There is a kernel module that you can use through ioctl. After reversing the module we came up with the following structures:

struct string {
    char *str;
    struct len_pid *info;
}

struct len_pid {
    int64_t pad; // set always to 0
    int32_t pid; // the pid of the process that add the following structure
    int32_t len; // the length of str
}

struct string *storages[16]; // global

And in userspace we communicate with:

struct request_t {
    char *buffer; // this will be saved in string->str
    char *garbage;
}

Commands:

  • ADD -> Add a string to storages
  • FREE -> Free a string from storages
  • READ -> The module with the READ operation will put inside the request.garbage address 8 bytes of 0, the pid value and the len value

Kernel module decompiled

Exploitation

I tried at first some heap exploitation stuff but it didn't work. The easier thing to do is to use the READ operation to write inside the address of modprobe_path a different string (which is the name of the program to be executed when a binary format file is not recognized).
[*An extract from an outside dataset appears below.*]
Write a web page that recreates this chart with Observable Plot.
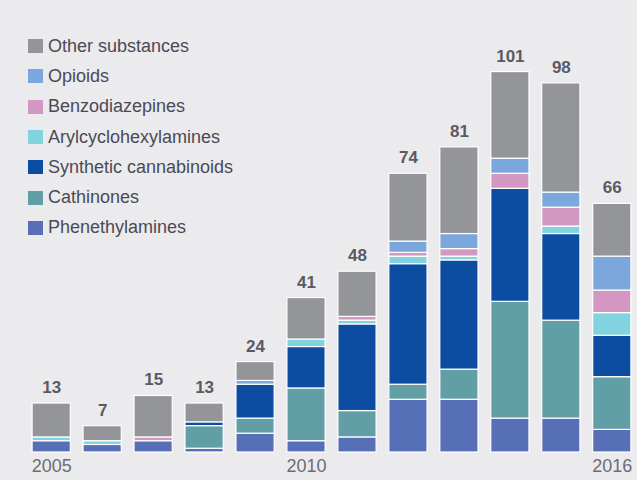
<!DOCTYPE html>
<html>
<head>
<meta charset="utf-8">
<script src="https://cdn.jsdelivr.net/npm/d3@7"></script>
<script src="https://cdn.jsdelivr.net/npm/@observablehq/plot@0.6"></script>
<style>
  html, body { margin: 0; padding: 0; background: #ebebee; }
  #wrap { position: relative; width: 637px; height: 480px; font-family: "Liberation Sans", Arial, sans-serif; }
  #legend { position: absolute; left: 28px; top: 31px; }
  .item { display: flex; align-items: center; height: 30.3px; font-size: 18px; color: #4a4a55; }
  .sw { width: 15px; height: 14px; margin-right: 5px; }
</style>
</head>
<body>
<div id="wrap"><div id="chart"></div><div id="legend"></div></div>
<script>
const years = ["2005","2006","2007","2008","2009","2010","2011","2012","2013","2014","2015","2016"];
const categories = ["Phenethylamines","Cathinones","Synthetic cannabinoids","Arylcyclohexylamines","Benzodiazepines","Opioids","Other substances"];
const colors = ["#566fb6","#629ea6","#0c4da2","#80d3df","#d397c4","#7ba7dc","#939598"];
const phenethylamines = [3,2,3,1,5,3,4,14,14,9,9,6];
const cathinones = [0,0,0,6,4,14,7,4,8,31,26,14];
const syntheticCannabinoids = [0,0,0,1,9,11,23,32,29,30,23,11];
const arylcyclohexylamines = [1,1,0,0,0,2,1,2,1,0,2,6];
const benzodiazepines = [0,0,1,0,0,0,1,1,2,4,5,6];
const opioids = [0,0,0,0,1,0,0,3,4,4,4,9];
const otherSubstances = [9,4,11,5,5,11,12,18,23,23,29,14];
const xTicks = ["2005","2010","2016"];

const series = [phenethylamines, cathinones, syntheticCannabinoids, arylcyclohexylamines, benzodiazepines, opioids, otherSubstances];
const rows = [];
categories.forEach((c, i) => years.forEach((y, j) => rows.push({year: y, category: c, value: series[i][j]})));
const totals = years.map((y, j) => ({year: y, total: d3.sum(series, s => s[j])}));

const chart = Plot.plot({
  width: 637,
  height: 480,
  marginLeft: 27,
  marginRight: 1,
  marginTop: 0,
  marginBottom: 28,
  style: {background: "#ebebee", fontFamily: "'Liberation Sans', Arial, sans-serif"},
  x: {domain: years, paddingInner: 0.25, paddingOuter: 0.1, round: false, label: null},
  y: {domain: [0, 120], axis: null},
  color: {domain: categories, range: colors},
  marks: [
    Plot.barY(rows, {x: "year", y: "value", fill: "category", stroke: "white", strokeWidth: 1.2}),
    Plot.text(totals, {x: "year", y: "total", text: d => String(d.total), dy: -16, fontSize: 17, fontWeight: "bold", fill: "#5a5a62"}),
    Plot.axisX({ticks: xTicks, tickSize: 0, tickPadding: 7, fontSize: 18, color: "#6c6c72", tickFormat: d => d, label: null})
  ]
});
document.getElementById("chart").appendChild(chart);

const legend = document.getElementById("legend");
categories.slice().reverse().forEach((c) => {
  const i = categories.indexOf(c);
  const div = document.createElement("div");
  div.className = "item";
  div.innerHTML = `<span class="sw" style="background:${colors[i]}"></span>${c}`;
  legend.appendChild(div);
});
</script>
</body>
</html>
To write the value you use the pid of the process. From my understanding this works because the module uses copy_user_generic_unrolled instead of copy_to_user to copy the value.

I tried to set instead of /tmp/a ~/aa, but modprobe_path doesn't seem to understand the ~ (in this way it could be possible to write two consecutive write without looping through all the possible pid three times)

At the moment the exploit works without KASLR.